Dr. Teresa Fiore’s Talks at Conferences, Symposia, Panels and Screenings (Spring 2022)
Posted in: CHSS News, Endowed Chair's Research, Inserra Chair News and Announcements, Teresa Fiore Research, World Languages and Cultures
During the Spring Semester, Dr. Fiore participated in several activities related to her interests in e/immigration, transnational mobility, and (post)-colonialism, while also presenting on her ongoing projects.
Fiore participated in the two-part virtual symposium Borders, Captivity and Memory in Transnational Italy and the Mediterranean in different capacities. On March 18, she was one of the two respondents to the keynote panel “Racial Justice and the Black Mediterranean” featuring Camilla Hawthorne and Angelica Pesarini. Fiore also co-led the student session in the afternoon. On April 8, Fiore presented her project Memoria Presente: The Common Spanish Legacy in Italian and Latin American Cultures, as part of the roundtable titled: “Translation, Testimony, and Storytelling across Borders” with political activists, literary scholars, and archivists.
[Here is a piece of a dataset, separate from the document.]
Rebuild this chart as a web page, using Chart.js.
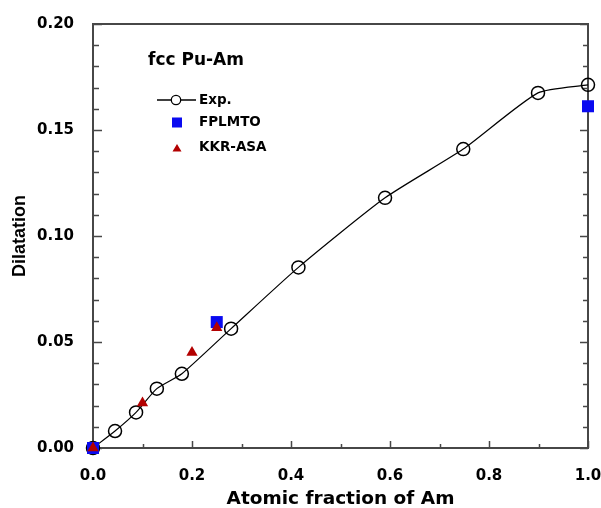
<!DOCTYPE html>
<html>
<head>
<meta charset="utf-8">
<script src="https://cdn.jsdelivr.net/npm/chart.js@4"></script>
<style>
  html, body { margin: 0; padding: 0; background: #ffffff; }
  #wrap { width: 601px; height: 508px; position: relative; }
</style>
</head>
<body>
<div id="wrap"><canvas id="c" width="601" height="508"></canvas></div>
<script>
// ---- data ----
const expX    = [0, 0.0445, 0.087, 0.129, 0.1795, 0.279, 0.415, 0.590, 0.748, 0.899, 1.0];
const expY    = [0, 0.0080, 0.0168, 0.0280, 0.0350, 0.0563, 0.0852, 0.1180, 0.1410, 0.1675, 0.1713];
const fpX     = [0, 0.25, 1.0];
const fpY     = [0, 0.0594, 0.1612];
const kkrX    = [0, 0.10, 0.20, 0.25];
const kkrY    = [0, 0.0212, 0.0450, 0.0567];
const xTicks  = [0, 0.2, 0.4, 0.6, 0.8, 1.0];
const yTicks  = [0, 0.05, 0.10, 0.15, 0.20];
const xMinor  = [0, 0.1, 0.2, 0.3, 0.4, 0.5, 0.6, 0.7, 0.8, 0.9, 1.0];
const yMinor  = [0,0.01,0.02,0.03,0.04,0.05,0.06,0.07,0.08,0.09,0.10,0.11,0.12,0.13,0.14,0.15,0.16,0.17,0.18,0.19,0.20];
const chartTitle = 'fcc Pu-Am';
const seriesNames = ['Exp.', 'FPLMTO', 'KKR-ASA'];
const xTitle = 'Atomic fraction of Am';
const yTitle = 'Dilatation';

const pts = (xs, ys) => xs.map((x, i) => ({ x: x, y: ys[i] }));

const FRAME = '#474747';
const BLUE = '#0a0af0';
const RED = '#b30000';
const TICKFONT = { family: 'DejaVu Sans', size: 15, weight: 'bold' };

const framePlugin = {
  id: 'framePlugin',
  beforeDatasetsDraw(chart) {
    const { ctx, chartArea: a, scales } = chart;
    const xs = scales.x, ys = scales.y;
    ctx.save();
    ctx.strokeStyle = FRAME;
    ctx.lineWidth = 2;
    ctx.strokeRect(a.left, a.top, a.right - a.left, a.bottom - a.top);
    ctx.lineWidth = 1.5;
    ctx.beginPath();
    xMinor.forEach((v, i) => {
      const px = Math.round(xs.getPixelForValue(v)) + 0.5;
      const len = (i % 2 === 0) ? 7 : 4;
      ctx.moveTo(px, a.bottom);
      ctx.lineTo(px, a.bottom - len);
    });
    yMinor.forEach((v, i) => {
      const py = Math.round(ys.getPixelForValue(v)) + 0.5;
      const major = (i % 5 === 0);
      ctx.moveTo(a.left, py);
      ctx.lineTo(a.left + (major ? 9 : 6), py);
      ctx.moveTo(a.right, py);
      ctx.lineTo(a.right - (major ? 8 : 5), py);
    });
    ctx.stroke();
    ctx.restore();
  },
  afterDraw(chart) {
    const { ctx } = chart;
    ctx.save();
    ctx.fillStyle = '#000';
    ctx.textBaseline = 'middle';
    ctx.textAlign = 'left';
    ctx.font = 'bold 17px "DejaVu Sans"';
    ctx.fillText(chartTitle, 148, 61);

    // Exp entry
    ctx.strokeStyle = '#000';
    ctx.lineWidth = 1.3;
    ctx.beginPath();
    ctx.moveTo(157, 100); ctx.lineTo(196, 100);
    ctx.stroke();
    ctx.beginPath();
    ctx.fillStyle = '#fff';
    ctx.arc(176, 100, 4.7, 0, Math.PI * 2);
    ctx.fill();
    ctx.stroke();
    // FPLMTO entry
    ctx.fillStyle = BLUE;
    ctx.fillRect(172, 117.5, 10, 10);
    // KKR-ASA entry
    ctx.fillStyle = RED;
    ctx.beginPath();
    ctx.moveTo(177, 144); ctx.lineTo(181.5, 151.5); ctx.lineTo(172.5, 151.5);
    ctx.closePath(); ctx.fill();

    ctx.fillStyle = '#000';
    ctx.font = 'bold 13.5px "DejaVu Sans"';
    ctx.fillText(seriesNames[0], 199, 100);
    ctx.fillText(seriesNames[1], 199, 122.5);
    ctx.fillText(seriesNames[2], 199, 147.5);
    ctx.restore();
  }
};

new Chart(document.getElementById('c'), {
  type: 'scatter',
  data: {
    datasets: [
      {
        label: seriesNames[2],
        data: pts(kkrX, kkrY),
        order: 1,
        pointStyle: 'triangle',
        pointRadius: 6.5,
        pointBackgroundColor: RED,
        pointBorderColor: RED,
        pointBorderWidth: 0,
        showLine: false,
        clip: false
      },
      {
        label: seriesNames[1],
        data: pts(fpX, fpY),
        order: 2,
        pointStyle: 'rect',
        pointRadius: 8.5,
        pointBackgroundColor: BLUE,
        pointBorderColor: BLUE,
        pointBorderWidth: 0,
        showLine: false,
        clip: false
      },
      {
        label: seriesNames[0],
        data: pts(expX, expY),
        order: 3,
        showLine: true,
        borderColor: '#000',
        borderWidth: 1.2,
        tension: 0.2,
        pointStyle: 'circle',
        pointRadius: 6.5,
        pointBackgroundColor: 'rgba(0,0,0,0)',
        pointBorderColor: '#000',
        pointBorderWidth: 1.5,
        clip: false
      }
    ]
  },
  options: {
    responsive: false,
    animation: false,
    devicePixelRatio: 1,
    layout: { autoPadding: false, padding: { left: 0, right: 1, top: 24, bottom: 0 } },
    plugins: {
      legend: { display: false },
      tooltip: { enabled: false },
      title: { display: false }
    },
    scales: {
      x: {
        type: 'linear',
        min: 0, max: 1,
        afterFit(s) { s.height = 60; s.paddingRight = 13; s.paddingLeft = 0; },
        afterBuildTicks(s) { s.ticks = xTicks.map(v => ({ value: v })); },
        grid: { display: false },
        border: { display: false },
        ticks: {
          padding: 11,
          color: '#000',
          font: TICKFONT,
          maxRotation: 0,
          autoSkip: false,
          callback: v => Number(v).toFixed(1)
        },
        title: {
          display: true,
          text: xTitle,
          color: '#000',
          font: { family: 'DejaVu Sans', size: 18.5, weight: 'bold', lineHeight: 1 },
          padding: { top: 0, bottom: 0 }
        }
      },
      y: {
        type: 'linear',
        min: 0, max: 0.2,
        afterFit(s) { s.width = 93; },
        afterBuildTicks(s) { s.ticks = yTicks.map(v => ({ value: v })); },
        grid: { display: false },
        border: { display: false },
        ticks: {
          padding: 11,
          color: '#000',
          font: TICKFONT,
          autoSkip: false,
          callback: v => Number(v).toFixed(2)
        },
        title: {
          display: true,
          text: yTitle,
          color: '#000',
          font: { family: 'Liberation Sans', size: 18, weight: 'bold', lineHeight: 1.2 },
          padding: { top: 9.5, bottom: 0 }
        }
      }
    }
  },
  plugins: [framePlugin]
});
</script>
</body>
</html>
On April 22, Fiore presented at a roundtable entitled “Where Is Italian Studies Going? A Transnational State of the Art,” included in the SIS (Society for Italian Studies) annual conference. Fiore addressed her recent experience of teaching a graduate seminar at Yale titled “Transnational Italy: Imperial Legacies and Migratory Routes,” which introduced students to a different approach to transhistorical and transmedial content and to the design of final projects. Chaired by Francesco Chianese, the roundtable participants included Clorinda Donato, Loredana Polezzi, and Simone Brioni.
On June 8 at the Rizzoli Bookstore, Fiore was a co-respondent on the panel featuring Edoardo Albinati (Strega Prize 2016) and Jhumpa Lahiri (Pulitzer Prize 2000), included in “Multipli Forti: Voices of Contemporary Italian Literature,” organized by the Italian Cultural Institute of New York, CIMA (Center for Italian Modern Art), and Rizzoli Bookstore NY. The conversation centered on issues of translation; language, art and writing as ways to keep sane in conditions of imprisonment; and the discovery of joy in the interstices of pain. Designed, among others, by Alessandro Giammei (Yale University) and Chiara Benetollo (Bryn Mawr), the festival included a wide array of impressive new and established voices of the Italian literary scene, and included the presentation of The Bridge Prize, for which Dr. Fiore has been a jury member and a nominated author in the past.
On June 9, she introduced the 1971 film Sacco and Vanzetti, directed by Giuliano Montaldo at CIMA Center for Italian Modern Art in New York, as part of the film series designed in connection with the current exhibit Staging the Revolution: Italian Art 1880-1917. The introduction highlighted the importance of reading the film through the lens of the 1920s Red Scare as well as the radical era of the 1970s in Italy. This was also an opportunity to reflect on the current relevance of the film 50 years after its release, for its ability to address critical issues such as war (and rejection of it), immigration, labor rights, international political movements, and power structures at large.